[Entries with chart source code]
+++

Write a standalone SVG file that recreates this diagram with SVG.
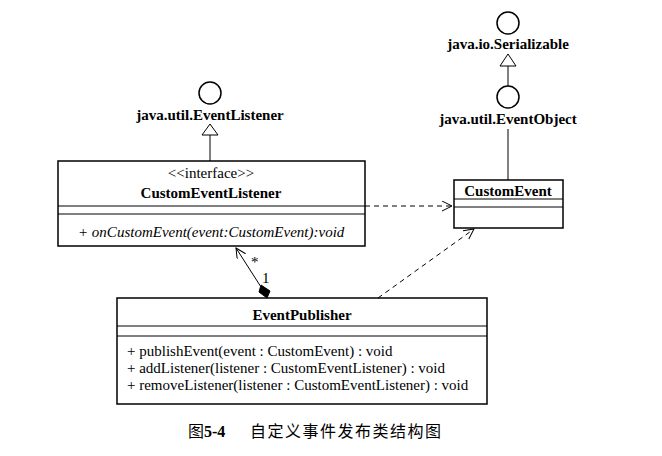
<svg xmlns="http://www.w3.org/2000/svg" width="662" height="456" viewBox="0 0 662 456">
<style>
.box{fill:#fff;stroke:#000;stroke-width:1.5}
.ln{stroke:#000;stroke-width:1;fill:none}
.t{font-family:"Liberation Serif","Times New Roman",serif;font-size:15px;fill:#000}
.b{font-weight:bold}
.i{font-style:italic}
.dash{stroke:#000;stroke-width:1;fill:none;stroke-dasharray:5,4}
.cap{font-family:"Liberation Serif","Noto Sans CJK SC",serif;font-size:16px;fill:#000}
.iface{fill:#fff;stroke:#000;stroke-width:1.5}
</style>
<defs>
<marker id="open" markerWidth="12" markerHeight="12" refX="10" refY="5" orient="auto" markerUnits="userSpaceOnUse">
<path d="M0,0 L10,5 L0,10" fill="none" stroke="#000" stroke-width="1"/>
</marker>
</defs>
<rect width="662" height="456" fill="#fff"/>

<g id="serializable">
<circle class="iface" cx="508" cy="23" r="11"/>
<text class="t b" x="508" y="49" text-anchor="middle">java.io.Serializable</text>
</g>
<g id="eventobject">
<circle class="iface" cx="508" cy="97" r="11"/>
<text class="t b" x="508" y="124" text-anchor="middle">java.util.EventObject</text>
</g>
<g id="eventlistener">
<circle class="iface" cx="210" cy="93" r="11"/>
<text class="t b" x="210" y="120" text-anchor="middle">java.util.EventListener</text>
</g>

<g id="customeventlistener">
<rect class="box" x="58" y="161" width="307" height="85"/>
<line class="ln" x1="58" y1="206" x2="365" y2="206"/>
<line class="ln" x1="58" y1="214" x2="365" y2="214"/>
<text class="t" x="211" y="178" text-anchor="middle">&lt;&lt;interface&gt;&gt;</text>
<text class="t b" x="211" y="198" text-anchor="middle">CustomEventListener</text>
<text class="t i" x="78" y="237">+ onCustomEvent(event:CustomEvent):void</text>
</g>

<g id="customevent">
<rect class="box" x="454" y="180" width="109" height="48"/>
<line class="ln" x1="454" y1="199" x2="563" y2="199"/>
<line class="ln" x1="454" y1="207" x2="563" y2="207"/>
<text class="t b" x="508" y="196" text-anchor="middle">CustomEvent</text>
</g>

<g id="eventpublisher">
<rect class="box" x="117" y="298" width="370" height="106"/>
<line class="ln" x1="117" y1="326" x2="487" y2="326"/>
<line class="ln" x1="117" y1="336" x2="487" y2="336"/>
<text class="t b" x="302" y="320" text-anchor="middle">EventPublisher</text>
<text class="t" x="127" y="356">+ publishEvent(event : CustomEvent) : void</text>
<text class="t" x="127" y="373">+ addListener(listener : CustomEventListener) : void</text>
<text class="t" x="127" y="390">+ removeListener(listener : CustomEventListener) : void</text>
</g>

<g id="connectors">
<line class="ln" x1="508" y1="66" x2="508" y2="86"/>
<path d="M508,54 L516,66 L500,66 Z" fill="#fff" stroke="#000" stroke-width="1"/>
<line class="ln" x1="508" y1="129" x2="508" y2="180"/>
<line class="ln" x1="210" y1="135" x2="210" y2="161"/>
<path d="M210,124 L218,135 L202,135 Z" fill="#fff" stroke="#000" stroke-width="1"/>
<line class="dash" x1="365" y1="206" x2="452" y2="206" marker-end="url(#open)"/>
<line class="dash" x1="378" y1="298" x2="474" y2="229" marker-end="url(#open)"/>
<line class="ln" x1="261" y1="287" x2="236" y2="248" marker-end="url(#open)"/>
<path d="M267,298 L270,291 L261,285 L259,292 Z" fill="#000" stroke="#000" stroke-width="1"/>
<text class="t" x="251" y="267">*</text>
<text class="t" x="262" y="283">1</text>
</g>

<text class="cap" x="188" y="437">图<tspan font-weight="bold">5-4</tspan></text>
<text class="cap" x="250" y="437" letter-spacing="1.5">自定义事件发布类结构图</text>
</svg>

+++

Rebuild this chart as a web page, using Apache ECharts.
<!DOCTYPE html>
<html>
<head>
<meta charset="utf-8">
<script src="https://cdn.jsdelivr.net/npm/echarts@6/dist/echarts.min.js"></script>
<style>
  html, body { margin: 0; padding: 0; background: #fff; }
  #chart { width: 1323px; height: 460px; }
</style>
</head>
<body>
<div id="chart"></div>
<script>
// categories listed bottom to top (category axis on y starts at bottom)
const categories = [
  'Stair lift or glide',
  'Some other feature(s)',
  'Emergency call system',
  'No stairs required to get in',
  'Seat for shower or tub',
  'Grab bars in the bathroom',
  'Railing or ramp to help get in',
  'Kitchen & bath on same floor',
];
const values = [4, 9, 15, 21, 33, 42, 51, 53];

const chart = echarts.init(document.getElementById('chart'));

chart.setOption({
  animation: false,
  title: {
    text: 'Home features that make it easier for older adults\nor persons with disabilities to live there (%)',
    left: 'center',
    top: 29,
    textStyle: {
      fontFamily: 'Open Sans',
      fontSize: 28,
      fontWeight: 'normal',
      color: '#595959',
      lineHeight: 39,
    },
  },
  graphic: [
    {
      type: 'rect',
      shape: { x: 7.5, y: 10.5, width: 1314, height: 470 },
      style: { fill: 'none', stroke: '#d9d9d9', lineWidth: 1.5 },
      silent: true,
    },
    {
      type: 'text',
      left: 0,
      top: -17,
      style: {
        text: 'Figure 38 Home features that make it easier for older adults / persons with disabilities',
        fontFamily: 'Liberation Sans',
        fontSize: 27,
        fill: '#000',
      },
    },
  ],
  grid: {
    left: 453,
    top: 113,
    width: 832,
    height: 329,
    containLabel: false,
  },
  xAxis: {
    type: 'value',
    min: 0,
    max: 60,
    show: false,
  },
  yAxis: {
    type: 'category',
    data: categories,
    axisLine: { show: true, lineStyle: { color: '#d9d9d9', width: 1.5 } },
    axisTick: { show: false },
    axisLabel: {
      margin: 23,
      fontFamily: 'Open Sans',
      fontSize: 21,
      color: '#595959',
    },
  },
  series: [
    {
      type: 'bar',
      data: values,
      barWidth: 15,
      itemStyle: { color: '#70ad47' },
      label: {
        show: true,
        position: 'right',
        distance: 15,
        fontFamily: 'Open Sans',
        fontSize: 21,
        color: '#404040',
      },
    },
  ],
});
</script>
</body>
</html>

+++

**Short task**: Begin with the line containing "Rebuild this chart" and end with the line containing "const chart = echarts.init(document.getElementById('chart'));"; repeat every line from start to finish exactly, and nothing outside them.

**The output**:
Rebuild this chart as a web page, using Apache ECharts.
<!DOCTYPE html>
<html>
<head>
<meta charset="utf-8">
<script src="https://cdn.jsdelivr.net/npm/echarts@6/dist/echarts.min.js"></script>
<style>
  html, body { margin: 0; padding: 0; background: #fff; }
  #chart { width: 1323px; height: 460px; }
</style>
</head>
<body>
<div id="chart"></div>
<script>
// categories listed bottom to top (category axis on y starts at bottom)
const categories = [
  'Stair lift or glide',
  'Some other feature(s)',
  'Emergency call system',
  'No stairs required to get in',
  'Seat for shower or tub',
  'Grab bars in the bathroom',
  'Railing or ramp to help get in',
  'Kitchen & bath on same floor',
];
const values = [4, 9, 15, 21, 33, 42, 51, 53];

const chart = echarts.init(document.getElementById('chart'));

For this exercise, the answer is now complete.